▸ **Entries with chart source code**
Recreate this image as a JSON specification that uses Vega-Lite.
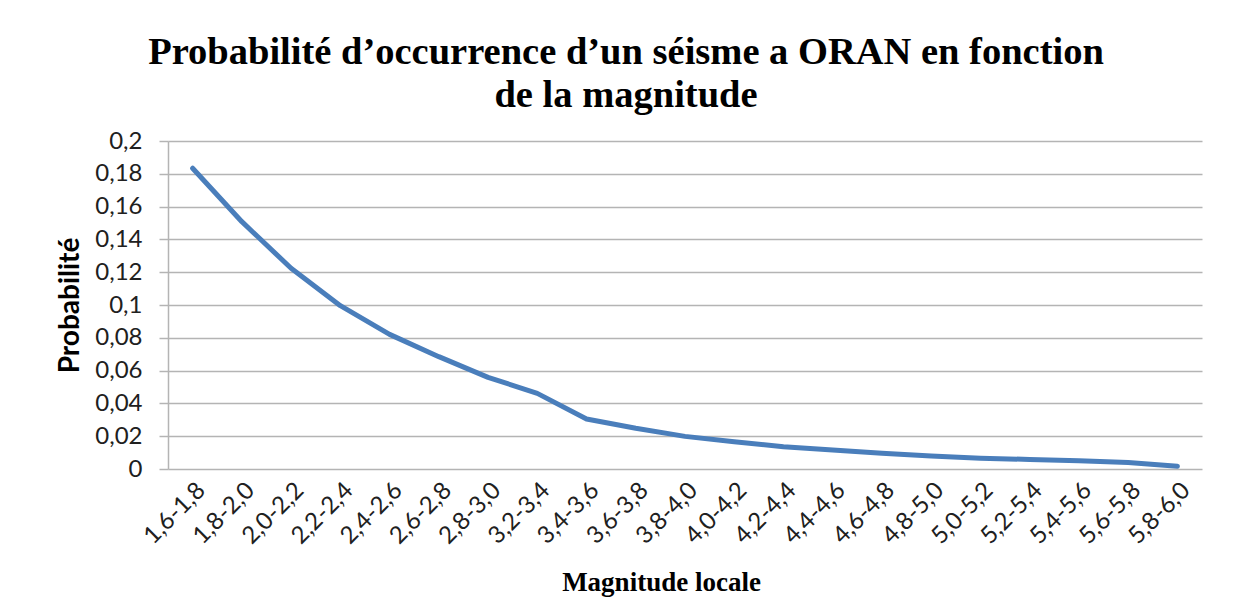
{
  "$schema": "https://vega.github.io/schema/vega-lite/v6.json",
  "width": 1034,
  "height": 328,
  "autosize": {"type": "none"},
  "padding": {"left": 168, "top": 141, "right": 39, "bottom": 140},
  "background": "white",
  "title": {
    "text": ["Probabilité d’occurrence d’un séisme a ORAN en fonction", "de la magnitude"],
    "font": "Liberation Serif",
    "fontSize": 38.5,
    "fontWeight": "bold",
    "color": "black",
    "anchor": "middle",
    "dx": -59,
    "offset": 14,
    "lineHeight": 43
  },
  "data": {
    "values": [
      {"magnitude": "1,6-1,8", "p": 0.1834},
      {"magnitude": "1,8-2,0", "p": 0.1508},
      {"magnitude": "2,0-2,2", "p": 0.1224},
      {"magnitude": "2,2-2,4", "p": 0.0996},
      {"magnitude": "2,4-2,6", "p": 0.0821},
      {"magnitude": "2,6-2,8", "p": 0.0685},
      {"magnitude": "2,8-3,0", "p": 0.0559},
      {"magnitude": "3,2-3,4", "p": 0.0461},
      {"magnitude": "3,4-3,6", "p": 0.0305},
      {"magnitude": "3,6-3,8", "p": 0.0248},
      {"magnitude": "3,8-4,0", "p": 0.0199},
      {"magnitude": "4,0-4,2", "p": 0.0166},
      {"magnitude": "4,2-4,4", "p": 0.0136},
      {"magnitude": "4,4-4,6", "p": 0.0116},
      {"magnitude": "4,6-4,8", "p": 0.0096},
      {"magnitude": "4,8-5,0", "p": 0.0079},
      {"magnitude": "5,0-5,2", "p": 0.0066},
      {"magnitude": "5,2-5,4", "p": 0.0058},
      {"magnitude": "5,4-5,6", "p": 0.0050},
      {"magnitude": "5,6-5,8", "p": 0.0040},
      {"magnitude": "5,8-6,0", "p": 0.0017}
    ]
  },
  "mark": {"type": "line", "color": "#4a7ebb", "strokeWidth": 5, "strokeCap": "round", "strokeJoin": "round"},
  "encoding": {
    "x": {
      "field": "magnitude",
      "type": "ordinal",
      "sort": null,
      "scale": {"type": "point", "padding": 0.5},
      "title": "Magnitude locale",
      "axis": {
        "labelAngle": -45,
        "labelPadding": 9,
        "ticks": false,
        "domain": false,
        "grid": false,
        "titleX": 493,
        "titleY": 121,
        "titleAlign": "center",
        "titleBaseline": "alphabetic"
      }
    },
    "y": {
      "field": "p",
      "type": "quantitative",
      "scale": {"domain": [0, 0.2], "nice": false},
      "title": "Probabilité",
      "axis": {
        "values": [0, 0.02, 0.04, 0.06, 0.08, 0.1, 0.12, 0.14, 0.16, 0.18, 0.2],
        "labelExpr": "replace(format(datum.value, '.2~f'), '.', ',')",
        "labelPadding": 17,
        "tickSize": 9,
        "tickColor": "#b4b4b4",
        "tickWidth": 1.5,
        "domainColor": "#b4b4b4",
        "domainWidth": 1.5,
        "grid": true,
        "gridColor": "#b4b4b4",
        "gridWidth": 1.5,
        "titleX": -90,
        "titleY": 164,
        "titleAngle": -90,
        "titleAlign": "center",
        "titleBaseline": "alphabetic"
      }
    }
  },
  "config": {
    "view": {"stroke": null},
    "axis": {
      "labelFont": "Lato",
      "labelFontSize": 24,
      "labelColor": "#202020"
    },
    "axisX": {
      "titleFont": "serif",
      "titleFontSize": 27,
      "titleFontWeight": "bold",
      "titleColor": "black"
    },
    "axisY": {
      "titleFont": "Lato",
      "titleFontSize": 28,
      "titleFontWeight": "bold",
      "titleColor": "black"
    }
  }
}
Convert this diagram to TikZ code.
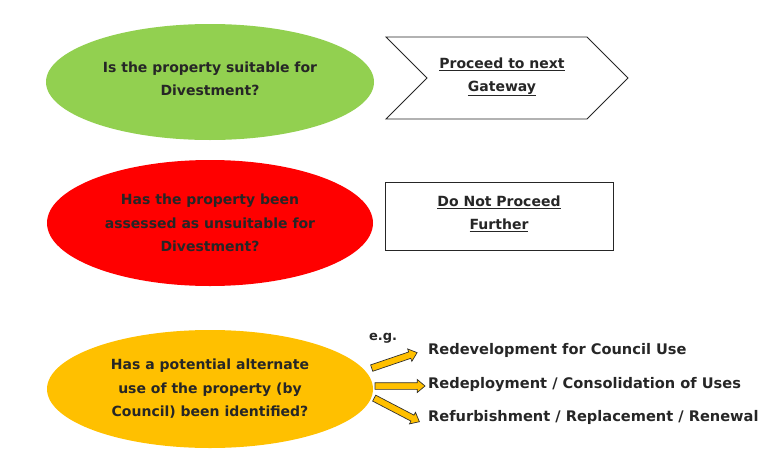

▸ **Written request**
Lines in the records that hold the word "this" are to be counted; give only the total.

▸ **Written solution**
2